With this package you can make an educated guess for the mapping of a csv file. Without knowing about the headers or data. It will make an educated guess based on the header and the data of the first x lines.
This will help with user uploaded csv's, because you cannot trust the headers (typos, renaming) or the placement of the columns.
cars.csv
#; DEALERNUMMER; DEALERNAAM; MERK; CHASSISNUMMER; KENTEKEN; DATUM_IN; DATUM_UIT; REDEN_UIT; OBJECT_STATUS
1;123456;Car Rental;V;1FBHE21H6MHA60929;AB123C;23-1-2018;19-2-2020;scrap;BEEINDIGD
2;456789;Super Rental;A;1G1JC6SH4E4163616;EF456G;19-2-2020;;;Accident
usage:
import {
educatedGuess,
fetchDatafromCsv,
VinValidator,
LicensePlateValidator,
Validator
} from '@pondigitalsolutions/guess-csv'
const logger = console
const domain = [
new VinValidator({ header: 'vin' }),
new LicensePlateValidator({ header: 'kenteken' }),
new Validator({
header: 'dealer',
dictionary: ['dealer'],
regex: '^\\d{6}$'
})
]
const fileName = 'cars.csv'
const suggestion = await educatedGuess({
fileName,
domain,
logger
})
const data = await fetchDatafromCsv(suggestion)
logger.info(data)
Running the above code will result in:
Delimiter Found: ;
Mapping Suggestion: {"CHASSISNUMMER":"vin","KENTEKEN":"kenteken","DEALERNUMMER":"dealer"}
[
{ dealer: '123456', vin: '1FBHE21H6MHA60929', kenteken: 'AB123C' },
{ dealer: '456789', vin: '1G1JC6SH4E4163616', kenteken: 'EF456G' }
]
The domain array is build up from validators. The validators try to find the most likely column which will fit. Based on a dictionary of synonyms, and a data check.
The algorithm will for each header score the strings in the dictionary based on the Levenshtein distance. The data in the column will receive a percentage based on if the validator will succeed on the data. These results will be combined into a score and the best guess will win.

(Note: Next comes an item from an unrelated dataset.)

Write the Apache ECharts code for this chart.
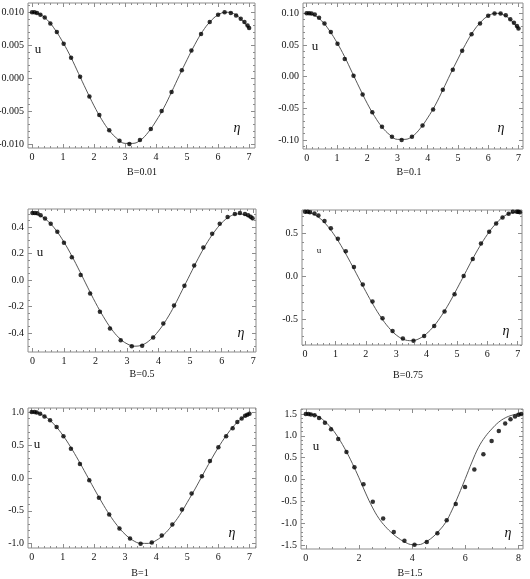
<!DOCTYPE html>
<html>
<head>
<meta charset="utf-8">
<script src="https://cdn.jsdelivr.net/npm/echarts@6/dist/echarts.min.js"></script>
<style>
html,body{margin:0;padding:0;background:#fff}
#main{width:530px;height:579px}
</style>
</head>
<body>
<div id="main"></div>
<script>
// eta grid for the solid curves
var etaLine7 = [0,0.25,0.5,0.75,1,1.25,1.5,1.75,2,2.25,2.5,2.75,3,3.25,3.5,3.75,4,4.25,4.5,4.75,5,5.25,5.5,5.75,6,6.25,6.5,6.75,7];
var etaLine8 = [0,0.25,0.5,0.75,1,1.25,1.5,1.75,2,2.25,2.5,2.75,3,3.25,3.5,3.75,4,4.25,4.5,4.75,5,5.25,5.5,5.75,6,6.25,6.5,6.75,7,7.25,7.5,7.75,8,8.1];

// curves
var uLineB001 = [0.0100,0.0097,0.0088,0.0073,0.0054,0.0032,0.0007,-0.0018,-0.0042,-0.0063,-0.0080,-0.0092,-0.0099,-0.0099,-0.0094,-0.0082,-0.0065,-0.0045,-0.0021,0.0004,0.0028,0.0051,0.0071,0.0086,0.0096,0.0100,0.0098,0.0089,0.0075];
var uLineB01 = [0.100,0.097,0.088,0.073,0.054,0.032,0.007,-0.018,-0.042,-0.063,-0.080,-0.092,-0.099,-0.099,-0.094,-0.082,-0.065,-0.045,-0.021,0.004,0.028,0.051,0.071,0.086,0.096,0.100,0.098,0.089,0.075];
var uLineB05 = [0.500,0.486,0.443,0.376,0.287,0.182,0.066,-0.054,-0.171,-0.277,-0.368,-0.438,-0.482,-0.500,-0.489,-0.449,-0.385,-0.299,-0.195,-0.077,0.042,0.160,0.267,0.358,0.431,0.479,0.500,0.491,0.452];
var uLineB075 = [0.750,0.731,0.675,0.584,0.464,0.320,0.160,-0.008,-0.176,-0.335,-0.477,-0.595,-0.683,-0.735,-0.750,-0.727,-0.667,-0.575,-0.453,-0.308,-0.144,0.025,0.194,0.351,0.489,0.604,0.689,0.738,0.750];
var uLineB1 = [1.000,0.977,0.908,0.797,0.648,0.469,0.269,0.056,-0.159,-0.367,-0.559,-0.724,-0.856,-0.948,-0.994,-0.995,-0.950,-0.860,-0.728,-0.570,-0.372,-0.168,0.048,0.262,0.463,0.641,0.791,0.905,0.975];
var uLineB15 = [1.50,1.49,1.43,1.31,1.15,0.93,0.67,0.37,0.04,-0.31,-0.63,-0.89,-1.08,-1.23,-1.35,-1.44,-1.49,-1.49,-1.43,-1.33,-1.18,-0.99,-0.70,-0.35,0.02,0.40,0.74,0.98,1.16,1.31,1.41,1.47,1.50,1.50];

// dots
var etaDots = [0,0.08,0.16,0.27,0.41,0.59,0.80,1.02,1.26,1.55,1.85,2.17,2.49,2.82,3.14,3.48,3.83,4.18,4.50,4.83,5.14,5.45,5.73,6.00,6.21,6.41,6.58,6.73,6.85,6.95,7.00];
var uDotsB001 = [0.0100,0.0100,0.0099,0.0096,0.0092,0.0083,0.0070,0.0052,0.0031,0.0002,-0.0028,-0.0056,-0.0079,-0.0095,-0.0100,-0.0094,-0.0077,-0.0050,-0.0021,0.0012,0.0042,0.0067,0.0085,0.0096,0.0100,0.0099,0.0095,0.0090,0.0085,0.0080,0.0076];
var uDotsB01 = [0.100,0.100,0.0999,0.098,0.093,0.084,0.0705,0.052,0.028,0.0016,-0.028,-0.056,-0.079,-0.095,-0.100,-0.095,-0.077,-0.052,-0.0205,0.011,0.041,0.067,0.084,0.096,0.0999,0.0999,0.097,0.0905,0.085,0.080,0.076];
var etaDotsB05 = [0,0.08,0.16,0.26,0.40,0.58,0.79,1.0,1.25,1.53,1.83,2.14,2.46,2.80,3.15,3.48,3.83,4.15,4.49,4.82,5.13,5.42,5.70,5.94,6.19,6.42,6.58,6.74,6.84,6.92,6.98];
var uDotsB05 = [0.506,0.506,0.504,0.49,0.466,0.425,0.365,0.281,0.172,0.038,-0.101,-0.24,-0.367,-0.456,-0.501,-0.496,-0.435,-0.329,-0.192,-0.043,0.109,0.246,0.349,0.425,0.476,0.50,0.506,0.499,0.489,0.478,0.468];
var etaDotsB075 = [0,0.09,0.16,0.31,0.44,0.64,0.85,1.08,1.34,1.61,1.90,2.22,2.55,2.88,3.22,3.57,3.92,4.25,4.59,4.92,5.22,5.52,5.79,6.06,6.29,6.50,6.70,6.84,6.97,7.02,7.07];
var uDotsB075 = [0.754,0.754,0.75,0.734,0.71,0.648,0.5625,0.44,0.293,0.109,-0.094,-0.293,-0.488,-0.637,-0.723,-0.75,-0.695,-0.578,-0.41,-0.207,0.004,0.203,0.383,0.52,0.617,0.6875,0.73,0.754,0.754,0.754,0.75];
var etaDotsB1 = [0,0.09,0.16,0.27,0.41,0.59,0.80,1.02,1.26,1.55,1.85,2.16,2.49,2.82,3.16,3.50,3.86,4.18,4.52,4.83,5.14,5.47,5.73,6.0,6.25,6.46,6.61,6.75,6.86,6.93,7.0];
var uDotsB1 = [1.0,1.0,0.995,0.975,0.934,0.874,0.773,0.631,0.444,0.212,-0.035,-0.303,-0.556,-0.768,-0.919,-1.0,-0.98,-0.874,-0.707,-0.48,-0.237,0.025,0.258,0.465,0.631,0.753,0.848,0.904,0.944,0.96,0.975];
var etaDotsB15 = [0,0.10,0.19,0.33,0.50,0.72,0.95,1.22,1.53,1.83,2.17,2.52,2.91,3.31,3.71,4.09,4.55,4.95,5.30,5.64,5.99,6.34,6.68,6.99,7.26,7.50,7.70,7.87,8.0,8.1];
var uDotsB15 = [1.50,1.50,1.49,1.47,1.41,1.30,1.15,0.93,0.63,0.28,-0.11,-0.51,-0.89,-1.20,-1.40,-1.49,-1.43,-1.23,-0.93,-0.56,-0.17,0.23,0.58,0.88,1.11,1.28,1.38,1.44,1.48,1.50];

// tick labels
var xTicks7 = [0,1,2,3,4,5,6,7];
var xTicks8 = [0,2,4,6,8];
var yTicksB001 = [-0.010,-0.005,0,0.005,0.010];
var yTicksB01 = [-0.10,-0.05,0,0.05,0.10];
var yTicksB05 = [-0.4,-0.2,0,0.2,0.4];
var yTicksB075 = [-0.5,0,0.5];
var yTicksB1 = [-1.0,-0.5,0,0.5,1.0];
var yTicksB15 = [-1.5,-1.0,-0.5,0,0.5,1.0,1.5];
var titles = ['B=0.01','B=0.1','B=0.5','B=0.75','B=1','B=1.5'];

var panels = [
    {box:[28,3,227,145], x:[-0.13,7.19], xTicks:xTicks7, xMinor:0.2, y:[-0.0106,0.0114], yTicks:yTicksB001, yMinor:0.001, dec:3,
     lineEta:etaLine7, line:uLineB001, dotEta:etaDots, dots:uDotsB001, uPos:[38,50], uSize:13, etaPos:[237,128], tPos:[142,172]},
    {box:[303,3,220,146], x:[-0.12,7.15], xTicks:xTicks7, xMinor:0.2, y:[-0.1142,0.1163], yTicks:yTicksB01, yMinor:0.01, dec:2,
     lineEta:etaLine7, line:uLineB01, dotEta:etaDots, dots:uDotsB01, uPos:[315,47], uSize:13, etaPos:[501,128], tPos:[409,172]},
    {box:[28,209,228,143], x:[-0.14,7.09], xTicks:xTicks7, xMinor:0.2, y:[-0.544,0.537], yTicks:yTicksB05, yMinor:0.05, dec:1,
     lineEta:etaLine7, line:uLineB05, dotEta:etaDotsB05, dots:uDotsB05, uPos:[40,253], uSize:13, etaPos:[241,333], tPos:[142,374]},
    {box:[302,210,220,135], x:[-0.10,7.14], xTicks:xTicks7, xMinor:0.2, y:[-0.80,0.775], yTicks:yTicksB075, yMinor:0.1, dec:1,
     lineEta:etaLine7, line:uLineB075, dotEta:etaDotsB075, dots:uDotsB075, uPos:[319,251], uSize:9, etaPos:[506,331], tPos:[408,375]},
    {box:[28,408,228,140], x:[-0.12,7.21], xTicks:xTicks7, xMinor:0.2, y:[-1.065,1.062], yTicks:yTicksB1, yMinor:0.1, dec:1,
     lineEta:etaLine7, line:uLineB1, dotEta:etaDotsB1, dots:uDotsB1, uPos:[37,445], uSize:13, etaPos:[232,533], tPos:[140,573]},
    {box:[301,409,222,140], x:[-0.18,8.17], xTicks:xTicks8, xMinor:0.5, y:[-1.59,1.614], yTicks:yTicksB15, yMinor:0.1, dec:1,
     lineEta:etaLine8, line:uLineB15, dotEta:etaDotsB15, dots:uDotsB15, uPos:[316,447], uSize:13, etaPos:[508,533], tPos:[410,573]}
];

var serif = '"Liberation Serif", "DejaVu Serif", serif';
var frameColor = '#8c8c8c';

function pairs(xs, ys) {
    return xs.map(function (x, k) { return [x, ys[k]]; });
}
function minorVals(lo, hi, step) {
    var out = [];
    for (var k = Math.ceil(lo / step - 1e-9); k * step <= hi + 1e-9; k++) {
        out.push(+(k * step).toFixed(6));
    }
    return out;
}
function yFmt(d) {
    return function (v) {
        return (v < 0 ? '-' : '') + Math.abs(v).toFixed(d);
    };
}
function tickAxis(grid, pos, range, vals, len, label) {
    return {
        gridIndex: grid, type: 'value', position: pos, min: range[0], max: range[1],
        axisLine: {show: false, onZero: false},
        axisTick: {show: true, inside: true, length: len, customValues: vals, lineStyle: {color: frameColor, width: 1}},
        axisLabel: label || {show: false},
        splitLine: {show: false}
    };
}

var grids = [], xAxes = [], yAxes = [], series = [], graphics = [];
panels.forEach(function (p, i) {
    var g = {left: p.box[0], top: p.box[1], width: p.box[2], height: p.box[3],
        containLabel: false, outerBoundsMode: 'none'};
    grids.push(Object.assign({show: true, borderColor: frameColor, borderWidth: 1, backgroundColor: 'transparent'}, g),
        Object.assign({show: false}, g));
    var g0 = i * 2, g1 = i * 2 + 1;
    var xMin = minorVals(p.x[0], p.x[1], p.xMinor);
    var yMin = minorVals(p.y[0], p.y[1], p.yMinor);
    var xi = xAxes.length, yi = yAxes.length;
    xAxes.push(tickAxis(g0, 'bottom', p.x, p.xTicks, 4, {
        show: true, customValues: p.xTicks, margin: 4, color: '#111', fontSize: 10, fontFamily: serif,
        formatter: function (v) { return String(v); }
    }));
    xAxes.push(tickAxis(g0, 'top', p.x, p.xTicks, 4));
    xAxes.push(tickAxis(g1, 'bottom', p.x, xMin, 2));
    xAxes.push(tickAxis(g1, 'top', p.x, xMin, 2));
    yAxes.push(tickAxis(g0, 'left', p.y, p.yTicks, 4, {
        show: true, customValues: p.yTicks, margin: 4, color: '#111', fontSize: 10, fontFamily: serif,
        formatter: yFmt(p.dec)
    }));
    yAxes.push(tickAxis(g0, 'right', p.y, p.yTicks, 4));
    yAxes.push(tickAxis(g1, 'left', p.y, yMin, 2));
    yAxes.push(tickAxis(g1, 'right', p.y, yMin, 2));

    series.push({
        type: 'line', xAxisIndex: xi, yAxisIndex: yi, data: pairs(p.lineEta, p.line),
        smooth: 0.4, showSymbol: false, symbol: 'none', z: 2,
        lineStyle: {color: '#444', width: 0.9}, silent: true
    });
    series.push({
        type: 'scatter', xAxisIndex: xi, yAxisIndex: yi, data: pairs(p.dotEta, p.dots),
        symbol: 'circle', symbolSize: 4.5, z: 3, itemStyle: {color: '#000'}, silent: true
    });

    graphics.push({type: 'text', x: p.uPos[0], y: p.uPos[1], style: {
        text: 'u', font: p.uSize + 'px ' + serif, fill: '#111', align: 'center', verticalAlign: 'middle'}});
    graphics.push({type: 'text', x: p.etaPos[0], y: p.etaPos[1], style: {
        text: '\u03b7', font: 'italic 14px ' + serif, fill: '#111', align: 'center', verticalAlign: 'middle'}});
    graphics.push({type: 'text', x: p.tPos[0], y: p.tPos[1], style: {
        text: titles[i], font: '10px ' + serif, fill: '#111', align: 'center', verticalAlign: 'middle'}});
});

var chart = echarts.init(document.getElementById('main'), null, {renderer: 'canvas'});
chart.setOption({
    animation: false,
    backgroundColor: '#fff',
    grid: grids,
    xAxis: xAxes,
    yAxis: yAxes,
    series: series,
    graphic: graphics
});
</script>
</body>
</html>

Currently their are a few Validators available:
- DateValidator - Checks if the data is date/datetime
- LicensePlateValidator - Checks if the data is a (Dutch) licenseplate
- NumericValidator - Checks if the data is numeric
- StringValidator - Checks if the data is of type string
- VinValidator - Checks for vin numbers (chassisnumbers)
- Validator - The Base validator works with a regex